─── PROVIDED MATERIAL ───
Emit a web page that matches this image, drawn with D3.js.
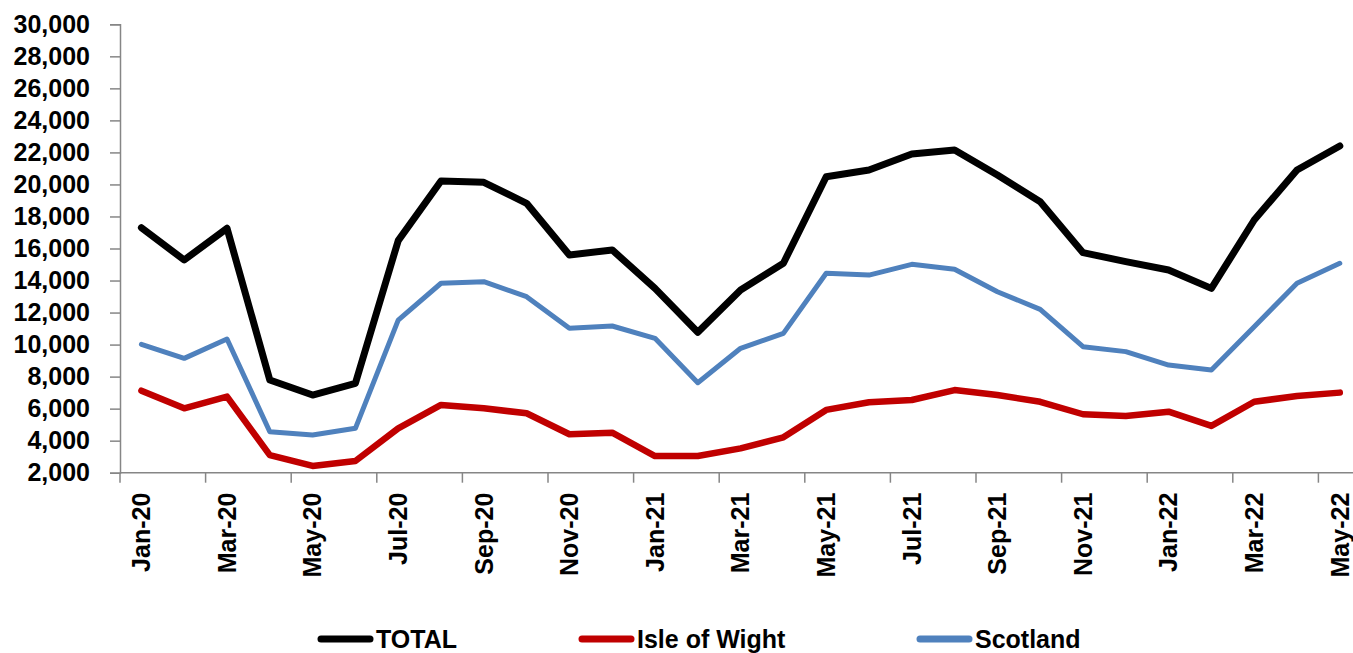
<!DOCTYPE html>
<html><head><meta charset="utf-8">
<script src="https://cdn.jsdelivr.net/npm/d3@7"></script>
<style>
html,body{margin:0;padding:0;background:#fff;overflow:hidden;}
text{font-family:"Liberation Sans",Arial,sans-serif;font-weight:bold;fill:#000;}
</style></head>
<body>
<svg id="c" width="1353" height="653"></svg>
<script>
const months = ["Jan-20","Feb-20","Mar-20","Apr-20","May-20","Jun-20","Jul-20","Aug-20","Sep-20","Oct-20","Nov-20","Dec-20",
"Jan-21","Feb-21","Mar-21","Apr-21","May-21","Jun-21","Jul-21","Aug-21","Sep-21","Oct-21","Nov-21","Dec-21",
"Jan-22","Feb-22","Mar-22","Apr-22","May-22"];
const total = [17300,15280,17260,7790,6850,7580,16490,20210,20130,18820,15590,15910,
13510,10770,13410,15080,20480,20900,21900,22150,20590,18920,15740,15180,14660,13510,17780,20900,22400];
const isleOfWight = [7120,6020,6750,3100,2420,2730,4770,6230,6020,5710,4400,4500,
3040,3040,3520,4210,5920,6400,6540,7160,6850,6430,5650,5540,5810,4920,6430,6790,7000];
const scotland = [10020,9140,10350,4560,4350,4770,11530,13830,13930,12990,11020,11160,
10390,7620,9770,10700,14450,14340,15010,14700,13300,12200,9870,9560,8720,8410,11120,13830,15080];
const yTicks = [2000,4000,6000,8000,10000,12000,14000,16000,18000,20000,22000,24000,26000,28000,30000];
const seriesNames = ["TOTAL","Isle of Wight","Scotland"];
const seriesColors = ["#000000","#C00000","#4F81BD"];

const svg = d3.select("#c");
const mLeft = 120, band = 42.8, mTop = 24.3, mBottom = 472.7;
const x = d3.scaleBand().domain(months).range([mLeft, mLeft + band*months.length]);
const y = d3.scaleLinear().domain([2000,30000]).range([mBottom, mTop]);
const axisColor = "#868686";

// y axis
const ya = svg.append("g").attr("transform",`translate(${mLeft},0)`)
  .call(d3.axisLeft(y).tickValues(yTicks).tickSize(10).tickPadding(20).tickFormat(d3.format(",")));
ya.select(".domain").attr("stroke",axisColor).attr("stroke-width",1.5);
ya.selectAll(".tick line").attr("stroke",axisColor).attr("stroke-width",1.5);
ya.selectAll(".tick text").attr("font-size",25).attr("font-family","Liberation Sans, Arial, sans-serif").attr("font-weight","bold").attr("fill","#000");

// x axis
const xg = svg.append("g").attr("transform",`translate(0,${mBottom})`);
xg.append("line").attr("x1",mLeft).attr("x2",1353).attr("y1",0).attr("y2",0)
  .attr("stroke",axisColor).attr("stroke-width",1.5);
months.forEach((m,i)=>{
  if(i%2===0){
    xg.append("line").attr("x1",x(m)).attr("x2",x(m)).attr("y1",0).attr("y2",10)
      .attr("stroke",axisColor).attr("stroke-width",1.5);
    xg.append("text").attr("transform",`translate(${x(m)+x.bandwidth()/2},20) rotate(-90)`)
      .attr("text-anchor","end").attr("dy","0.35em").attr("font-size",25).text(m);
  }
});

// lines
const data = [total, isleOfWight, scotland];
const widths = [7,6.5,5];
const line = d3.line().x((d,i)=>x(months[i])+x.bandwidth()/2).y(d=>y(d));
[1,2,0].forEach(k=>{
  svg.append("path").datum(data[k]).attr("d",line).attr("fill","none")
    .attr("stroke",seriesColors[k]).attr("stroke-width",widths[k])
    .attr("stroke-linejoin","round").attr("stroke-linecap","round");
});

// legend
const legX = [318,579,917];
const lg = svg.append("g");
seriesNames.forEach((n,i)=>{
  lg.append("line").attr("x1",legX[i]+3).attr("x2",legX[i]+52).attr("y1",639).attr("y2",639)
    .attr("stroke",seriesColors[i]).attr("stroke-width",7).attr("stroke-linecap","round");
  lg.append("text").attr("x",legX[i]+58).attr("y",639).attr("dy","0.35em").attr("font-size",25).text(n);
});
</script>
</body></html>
───
**GIVEN REQUEST**: Reproduce the listing exactly. Leave its pictures out.

**ANSWER**:
Emit a web page that matches this image, drawn with D3.js.
<!DOCTYPE html>
<html><head><meta charset="utf-8">
<script src="https://cdn.jsdelivr.net/npm/d3@7"></script>
<style>
html,body{margin:0;padding:0;background:#fff;overflow:hidden;}
text{font-family:"Liberation Sans",Arial,sans-serif;font-weight:bold;fill:#000;}
</style></head>
<body>
<svg id="c" width="1353" height="653"></svg>
<script>
const months = ["Jan-20","Feb-20","Mar-20","Apr-20","May-20","Jun-20","Jul-20","Aug-20","Sep-20","Oct-20","Nov-20","Dec-20",
"Jan-21","Feb-21","Mar-21","Apr-21","May-21","Jun-21","Jul-21","Aug-21","Sep-21","Oct-21","Nov-21","Dec-21",
"Jan-22","Feb-22","Mar-22","Apr-22","May-22"];
const total = [17300,15280,17260,7790,6850,7580,16490,20210,20130,18820,15590,15910,
13510,10770,13410,15080,20480,20900,21900,22150,20590,18920,15740,15180,14660,13510,17780,20900,22400];
const isleOfWight = [7120,6020,6750,3100,2420,2730,4770,6230,6020,5710,4400,4500,
3040,3040,3520,4210,5920,6400,6540,7160,6850,6430,5650,5540,5810,4920,6430,6790,7000];
const scotland = [10020,9140,10350,4560,4350,4770,11530,13830,13930,12990,11020,11160,
10390,7620,9770,10700,14450,14340,15010,14700,13300,12200,9870,9560,8720,8410,11120,13830,15080];
const yTicks = [2000,4000,6000,8000,10000,12000,14000,16000,18000,20000,22000,24000,26000,28000,30000];
const seriesNames = ["TOTAL","Isle of Wight","Scotland"];
const seriesColors = ["#000000","#C00000","#4F81BD"];

const svg = d3.select("#c");
const mLeft = 120, band = 42.8, mTop = 24.3, mBottom = 472.7;
const x = d3.scaleBand().domain(months).range([mLeft, mLeft + band*months.length]);
const y = d3.scaleLinear().domain([2000,30000]).range([mBottom, mTop]);
const axisColor = "#868686";

// y axis
const ya = svg.append("g").attr("transform",`translate(${mLeft},0)`)
  .call(d3.axisLeft(y).tickValues(yTicks).tickSize(10).tickPadding(20).tickFormat(d3.format(",")));
ya.select(".domain").attr("stroke",axisColor).attr("stroke-width",1.5);
ya.selectAll(".tick line").attr("stroke",axisColor).attr("stroke-width",1.5);
ya.selectAll(".tick text").attr("font-size",25).attr("font-family","Liberation Sans, Arial, sans-serif").attr("font-weight","bold").attr("fill","#000");

// x axis
const xg = svg.append("g").attr("transform",`translate(0,${mBottom})`);
xg.append("line").attr("x1",mLeft).attr("x2",1353).attr("y1",0).attr("y2",0)
  .attr("stroke",axisColor).attr("stroke-width",1.5);
months.forEach((m,i)=>{
  if(i%2===0){
    xg.append("line").attr("x1",x(m)).attr("x2",x(m)).attr("y1",0).attr("y2",10)
      .attr("stroke",axisColor).attr("stroke-width",1.5);
    xg.append("text").attr("transform",`translate(${x(m)+x.bandwidth()/2},20) rotate(-90)`)
      .attr("text-anchor","end").attr("dy","0.35em").attr("font-size",25).text(m);
  }
});

// lines
const data = [total, isleOfWight, scotland];
const widths = [7,6.5,5];
const line = d3.line().x((d,i)=>x(months[i])+x.bandwidth()/2).y(d=>y(d));
[1,2,0].forEach(k=>{
  svg.append("path").datum(data[k]).attr("d",line).attr("fill","none")
    .attr("stroke",seriesColors[k]).attr("stroke-width",widths[k])
    .attr("stroke-linejoin","round").attr("stroke-linecap","round");
});

// legend
const legX = [318,579,917];
const lg = svg.append("g");
seriesNames.forEach((n,i)=>{
  lg.append("line").attr("x1",legX[i]+3).attr("x2",legX[i]+52).attr("y1",639).attr("y2",639)
    .attr("stroke",seriesColors[i]).attr("stroke-width",7).attr("stroke-linecap","round");
  lg.append("text").attr("x",legX[i]+58).attr("y",639).attr("dy","0.35em").attr("font-size",25).text(n);
});
</script>
</body></html>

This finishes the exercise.